Google can remotely update Chromebooks with the most up-to-date security features. For school, IT administrators worrying about device security — this is a dream come true. You can save money on separate security software and still have the peace of mind that your Chromebook fleet is safe.
Every time you boot up a Chromebook, it performs a self-check and can repair any issues with ChromeOS if they arise in the background as you go about using it. When Chromebooks connect to the web, they receive security patches and protection from the latest threats. All the data within local storage is encrypted as well. While malware and phishing are still a factor for Chromebooks, this is one less thing to worry about.
If you’re looking for top-notch security, Chromebooks deliver.
- Durable—Many Chromebooks are designed for use in K-12, and as many a parent will attest to, kids don’t always treat their belongings with the utmost care. For this reason, many Chromebooks are built with special durability features and even to military standards. The Acer Chromebook 311, for instance, is built to the MIL-STD-810G military specification: it has been tested for drops, water, extreme temperatures, and much more.

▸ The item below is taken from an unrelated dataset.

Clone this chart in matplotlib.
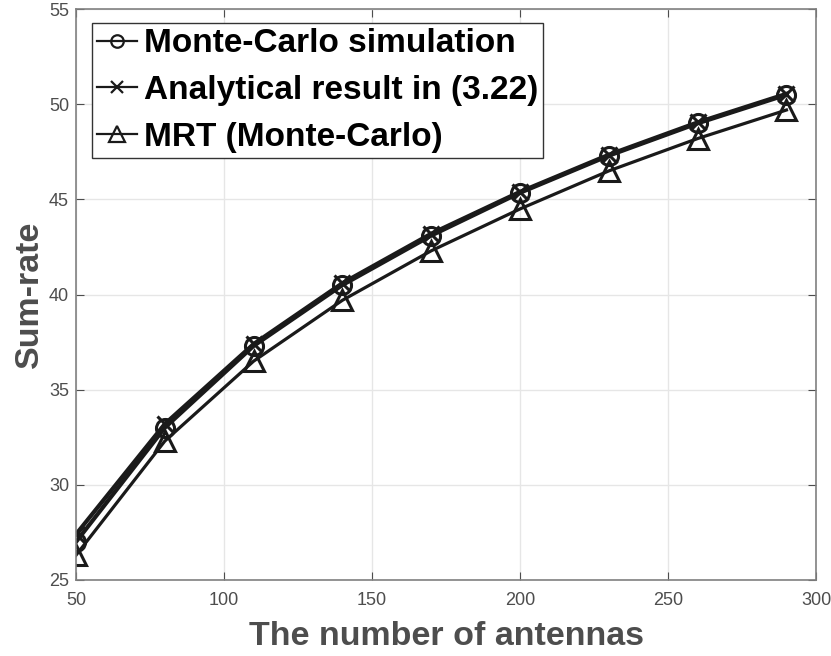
import matplotlib.pyplot as plt

plt.rcParams['font.family'] = ['Liberation Sans', 'DejaVu Sans']

# data
antennas = [50, 80, 110, 140, 170, 200, 230, 260, 290]
mc_sim = [27.0, 33.0, 37.3, 40.5, 43.1, 45.35, 47.3, 49.0, 50.5]
analytical = [27.4, 33.2, 37.4, 40.6, 43.2, 45.4, 47.35, 49.05, 50.55]
mrt_mc = [26.3, 32.3, 36.5, 39.7, 42.3, 44.5, 46.5, 48.2, 49.7]

xticks = [50, 100, 150, 200, 250, 300]
yticks = [25, 30, 35, 40, 45, 50, 55]

gray = '#4d4d4d'

fig = plt.figure(figsize=(8.31, 6.56), dpi=100)
ax = fig.add_axes([0.0915, 0.116, 0.8905, 0.87])

ax.plot(antennas, mc_sim, color='#1a1a1a', lw=3, marker='o', ms=13,
        mfc='none', mew=2.2, label='Monte-Carlo simulation')
ax.plot(antennas, analytical, color='#1a1a1a', lw=3, marker='x', ms=12,
        mew=2.2, label='Analytical result in (3.22)')
ax.plot(antennas, mrt_mc, color='#1a1a1a', lw=2.3, marker='^', ms=15,
        mfc='none', mew=2.2, label='MRT (Monte-Carlo)')

ax.set_xlim(50, 300)
ax.set_ylim(25, 55)
ax.set_xticks(xticks)
ax.set_yticks(yticks)
ax.grid(True, color='#e6e6e6', lw=1)
ax.set_axisbelow(True)
ax.tick_params(direction='in', top=True, right=True, colors=gray,
               labelsize=13, length=6)
ax.tick_params(axis='x', pad=9)
ax.tick_params(axis='y', pad=5)
for s in ax.spines.values():
    s.set_color('#808080')
    s.set_linewidth(1.2)

ax.set_xlabel('The number of antennas', fontsize=24.5, fontweight='bold',
              color=gray, labelpad=8)
ax.set_ylabel('Sum-rate', fontsize=24.5, fontweight='bold', color=gray,
              labelpad=3)

leg = ax.legend(loc='upper left', bbox_to_anchor=(0.0215, 0.975),
                prop={'size': 24, 'weight': 'bold'}, fancybox=False,
                framealpha=1, edgecolor='#333333', handlelength=1.2,
                handletextpad=0.2, borderpad=0.15, labelspacing=0.47,
                borderaxespad=0)
leg.get_frame().set_linewidth(1.0)
for h, m in zip(leg.legend_handles, [9, 8, 11]):
    h.set_linewidth(1.6)
    h.set_markersize(m)
    h.set_markeredgewidth(1.6)

fig.savefig('out.png', dpi=100)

Several Chromebook models have mechanically anchored keys to prevent damage to the keyboard and water-resistant touchpads. Other durability features include gutters in the keyboard to wick away accidental spills, rubber bumpers to mitigate damage from drops, and Corning Gorilla glass to prevent cracks, scratches and stains.
- Easy Setup—Chromebooks are cloud-centric devices and therefore don’t need software downloaded locally on each device, nor do you need to worry about manually installing software updates. While Chromebooks do require an internet connection to access cloud apps and updates, this radically simplifies the life of the IT admin as well as the average user. The only thing you’ll need to use your Chromebook is a Google account.
Deployment and management is easy for IT admins — Google Admin Console provides a single pane of glass approach, making it radically simple to track device usage, grant/remove access to applications and decommission devices.
- Simple—ChromeOS, the operating system of Chromebooks, is simple by design. It is a Linux-based OS modeled after the Chrome web browser. Chromebooks are meant to be accessible to the least computer-savvy among us with simplified UX and features like “The Everything Button”, which searches through files, apps, and the web all with one button.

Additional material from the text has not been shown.